WHAT IS EXPECTED → Copy nothing but the text: reproduce each line of the listing exactly and leave the pictures out.

════════════════

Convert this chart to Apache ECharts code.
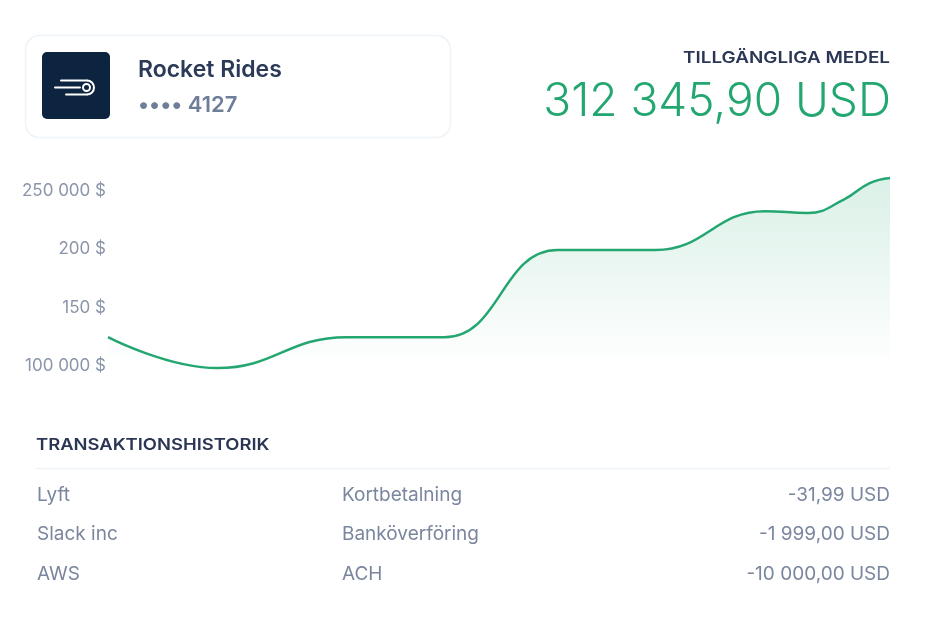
<!DOCTYPE html>
<html>
<head>
<meta charset="utf-8">
<script src="https://cdn.jsdelivr.net/npm/echarts@6/dist/echarts.min.js"></script>
<style>
html,body{margin:0;padding:0;background:#fff;}
#c{width:940px;height:618px;}
</style>
</head>
<body>
<div id="c"></div>
<script>
// ---- data ----
var balanceX = [0, 14, 30.5, 43, 57.5, 70, 84, 89.5, 94.2, 97.4, 100];
var balanceY = [123000, 96500, 123000, 123000, 197700, 197700, 231000, 229400, 241400, 255100, 259500];
var yTicks = [100000, 150000, 200000, 250000];
var yTickLabels = ['100 000 $', '150 $', '200 $', '250 000 $'];
var accountName = 'Rocket Rides';
var accountMask = '•••• 4127';
var balanceTitle = 'TILLGÄNGLIGA MEDEL';
var balanceText = '312 345,90 USD';
var historyTitle = 'TRANSAKTIONSHISTORIK';
var txNames = ['Lyft', 'Slack inc', 'AWS'];
var txTypes = ['Kortbetalning', 'Banköverföring', 'ACH'];
var txAmounts = ['-31,99 USD', '-1 999,00 USD', '-10 000,00 USD'];

var FONT = 'Inter, "Noto Sans", sans-serif';
var seriesData = balanceX.map(function (x, i) { return [x, balanceY[i]]; });

var graphics = [
  // card
  { type: 'rect', shape: { x: 25.5, y: 35.5, width: 425, height: 102, r: 14 },
    style: { fill: '#fff', stroke: '#eef3f8', lineWidth: 1.5 } },
  { type: 'rect', shape: { x: 42, y: 52, width: 68, height: 67, r: 5 },
    style: { fill: '#0c2440' } },
  // icon glyph
  { type: 'line', shape: { x1: 61, y1: 80.5, x2: 87, y2: 80.5 },
    style: { stroke: '#fff', lineWidth: 2, lineCap: 'round' } },
  { type: 'line', shape: { x1: 66, y1: 94.5, x2: 87, y2: 94.5 },
    style: { stroke: '#fff', lineWidth: 2, lineCap: 'round' } },
  { type: 'arc', shape: { cx: 87, cy: 87.5, r: 7, startAngle: -Math.PI / 2, endAngle: Math.PI / 2, clockwise: true },
    style: { fill: null, stroke: '#fff', lineWidth: 2 } },
  { type: 'line', shape: { x1: 55, y1: 87.5, x2: 80, y2: 87.5 },
    style: { stroke: '#fff', lineWidth: 2, lineCap: 'round' } },
  { type: 'circle', shape: { cx: 86.5, cy: 87.5, r: 3.5 },
    style: { fill: null, stroke: '#fff', lineWidth: 2 } },
  { type: 'text', x: 138, y: 70, style: { text: accountName, font: '600 23px ' + FONT, fill: '#2b3a58', textVerticalAlign: 'middle' } },
  { type: 'text', x: 138, y: 105, style: { text: accountMask, font: '600 22px ' + FONT, fill: '#6f7e98', textVerticalAlign: 'middle' } },
  // balance
  { type: 'text', x: 890, y: 58, scaleX: 1.18, style: { text: balanceTitle, font: '600 16px ' + FONT, fill: '#2a3654', textAlign: 'right', textVerticalAlign: 'middle' } },
  { type: 'text', x: 891, y: 102, style: { text: balanceText, font: '300 46px ' + FONT, fill: '#24a671', textAlign: 'right', textVerticalAlign: 'middle' } },
  // history
  { type: 'text', x: 36, y: 445, scaleX: 1.15, style: { text: historyTitle, font: '600 16px ' + FONT, fill: '#2a3654', textVerticalAlign: 'middle' } },
  { type: 'line', shape: { x1: 36, y1: 468.5, x2: 890, y2: 468.5 }, style: { stroke: '#eef3f8', lineWidth: 1.5 } }
];
var rowY = [495, 534, 574];
for (var i = 0; i < txNames.length; i++) {
  graphics.push({ type: 'text', x: 37, y: rowY[i], style: { text: txNames[i], font: '400 19px ' + FONT, fill: '#7a869e', textVerticalAlign: 'middle' } });
  graphics.push({ type: 'text', x: 342, y: rowY[i], style: { text: txTypes[i], font: '400 19px ' + FONT, fill: '#7a869e', textVerticalAlign: 'middle' } });
  graphics.push({ type: 'text', x: 890, y: rowY[i], style: { text: txAmounts[i], font: '400 19px ' + FONT, fill: '#7a869e', textAlign: 'right', textVerticalAlign: 'middle' } });
}

var chart = echarts.init(document.getElementById('c'), null, { renderer: 'canvas' });
chart.setOption({
  animation: false,
  backgroundColor: '#fff',
  grid: { left: 108, right: 50, top: 189, height: 175, containLabel: false },
  xAxis: { type: 'value', min: 0, max: 100, show: false },
  yAxis: {
    type: 'value', min: yTicks[0], max: yTicks[yTicks.length - 1], interval: 50000,
    axisLine: { show: false }, axisTick: { show: false }, splitLine: { show: false },
    axisLabel: {
      margin: 2, color: '#8a95aa', fontSize: 17, fontFamily: FONT,
      rich: { a: { color: '#8a95aa', fontSize: 17, fontFamily: FONT, padding: [4, 0, 0, 0] } },
      formatter: function (v) { var k = yTicks.indexOf(v); return k >= 0 ? '{a|' + yTickLabels[k] + '}' : ''; }
    }
  },
  series: [{
    type: 'line', data: seriesData, smooth: 0.45, symbol: 'none', clip: false,
    lineStyle: { color: '#24a671', width: 2.5 },
    areaStyle: {
      origin: 'start',
      color: new echarts.graphic.LinearGradient(0, 0, 0, 1, [
        { offset: 0, color: 'rgba(36,166,113,0.24)' },
        { offset: 1, color: 'rgba(36,166,113,0)' }
      ])
    }
  }],
  graphic: graphics
});
</script>
</body>
</html>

════════════════

THE OUTPUT →
Convert this chart to Apache ECharts code.
<!DOCTYPE html>
<html>
<head>
<meta charset="utf-8">
<script src="https://cdn.jsdelivr.net/npm/echarts@6/dist/echarts.min.js"></script>
<style>
html,body{margin:0;padding:0;background:#fff;}
#c{width:940px;height:618px;}
</style>
</head>
<body>
<div id="c"></div>
<script>
// ---- data ----
var balanceX = [0, 14, 30.5, 43, 57.5, 70, 84, 89.5, 94.2, 97.4, 100];
var balanceY = [123000, 96500, 123000, 123000, 197700, 197700, 231000, 229400, 241400, 255100, 259500];
var yTicks = [100000, 150000, 200000, 250000];
var yTickLabels = ['100 000 $', '150 $', '200 $', '250 000 $'];
var accountName = 'Rocket Rides';
var accountMask = '•••• 4127';
var balanceTitle = 'TILLGÄNGLIGA MEDEL';
var balanceText = '312 345,90 USD';
var historyTitle = 'TRANSAKTIONSHISTORIK';
var txNames = ['Lyft', 'Slack inc', 'AWS'];
var txTypes = ['Kortbetalning', 'Banköverföring', 'ACH'];
var txAmounts = ['-31,99 USD', '-1 999,00 USD', '-10 000,00 USD'];

var FONT = 'Inter, "Noto Sans", sans-serif';
var seriesData = balanceX.map(function (x, i) { return [x, balanceY[i]]; });

var graphics = [
  // card
  { type: 'rect', shape: { x: 25.5, y: 35.5, width: 425, height: 102, r: 14 },
    style: { fill: '#fff', stroke: '#eef3f8', lineWidth: 1.5 } },
  { type: 'rect', shape: { x: 42, y: 52, width: 68, height: 67, r: 5 },
    style: { fill: '#0c2440' } },
  // icon glyph
  { type: 'line', shape: { x1: 61, y1: 80.5, x2: 87, y2: 80.5 },
    style: { stroke: '#fff', lineWidth: 2, lineCap: 'round' } },
  { type: 'line', shape: { x1: 66, y1: 94.5, x2: 87, y2: 94.5 },
    style: { stroke: '#fff', lineWidth: 2, lineCap: 'round' } },
  { type: 'arc', shape: { cx: 87, cy: 87.5, r: 7, startAngle: -Math.PI / 2, endAngle: Math.PI / 2, clockwise: true },
    style: { fill: null, stroke: '#fff', lineWidth: 2 } },
  { type: 'line', shape: { x1: 55, y1: 87.5, x2: 80, y2: 87.5 },
    style: { stroke: '#fff', lineWidth: 2, lineCap: 'round' } },
  { type: 'circle', shape: { cx: 86.5, cy: 87.5, r: 3.5 },
    style: { fill: null, stroke: '#fff', lineWidth: 2 } },
  { type: 'text', x: 138, y: 70, style: { text: accountName, font: '600 23px ' + FONT, fill: '#2b3a58', textVerticalAlign: 'middle' } },
  { type: 'text', x: 138, y: 105, style: { text: accountMask, font: '600 22px ' + FONT, fill: '#6f7e98', textVerticalAlign: 'middle' } },
  // balance
  { type: 'text', x: 890, y: 58, scaleX: 1.18, style: { text: balanceTitle, font: '600 16px ' + FONT, fill: '#2a3654', textAlign: 'right', textVerticalAlign: 'middle' } },
  { type: 'text', x: 891, y: 102, style: { text: balanceText, font: '300 46px ' + FONT, fill: '#24a671', textAlign: 'right', textVerticalAlign: 'middle' } },
  // history
  { type: 'text', x: 36, y: 445, scaleX: 1.15, style: { text: historyTitle, font: '600 16px ' + FONT, fill: '#2a3654', textVerticalAlign: 'middle' } },
  { type: 'line', shape: { x1: 36, y1: 468.5, x2: 890, y2: 468.5 }, style: { stroke: '#eef3f8', lineWidth: 1.5 } }
];
var rowY = [495, 534, 574];
for (var i = 0; i < txNames.length; i++) {
  graphics.push({ type: 'text', x: 37, y: rowY[i], style: { text: txNames[i], font: '400 19px ' + FONT, fill: '#7a869e', textVerticalAlign: 'middle' } });
  graphics.push({ type: 'text', x: 342, y: rowY[i], style: { text: txTypes[i], font: '400 19px ' + FONT, fill: '#7a869e', textVerticalAlign: 'middle' } });
  graphics.push({ type: 'text', x: 890, y: rowY[i], style: { text: txAmounts[i], font: '400 19px ' + FONT, fill: '#7a869e', textAlign: 'right', textVerticalAlign: 'middle' } });
}

var chart = echarts.init(document.getElementById('c'), null, { renderer: 'canvas' });
chart.setOption({
  animation: false,
  backgroundColor: '#fff',
  grid: { left: 108, right: 50, top: 189, height: 175, containLabel: false },
  xAxis: { type: 'value', min: 0, max: 100, show: false },
  yAxis: {
    type: 'value', min: yTicks[0], max: yTicks[yTicks.length - 1], interval: 50000,
    axisLine: { show: false }, axisTick: { show: false }, splitLine: { show: false },
    axisLabel: {
      margin: 2, color: '#8a95aa', fontSize: 17, fontFamily: FONT,
      rich: { a: { color: '#8a95aa', fontSize: 17, fontFamily: FONT, padding: [4, 0, 0, 0] } },
      formatter: function (v) { var k = yTicks.indexOf(v); return k >= 0 ? '{a|' + yTickLabels[k] + '}' : ''; }
    }
  },
  series: [{
    type: 'line', data: seriesData, smooth: 0.45, symbol: 'none', clip: false,
    lineStyle: { color: '#24a671', width: 2.5 },
    areaStyle: {
      origin: 'start',
      color: new echarts.graphic.LinearGradient(0, 0, 0, 1, [
        { offset: 0, color: 'rgba(36,166,113,0.24)' },
        { offset: 1, color: 'rgba(36,166,113,0)' }
      ])
    }
  }],
  graphic: graphics
});
</script>
</body>
</html>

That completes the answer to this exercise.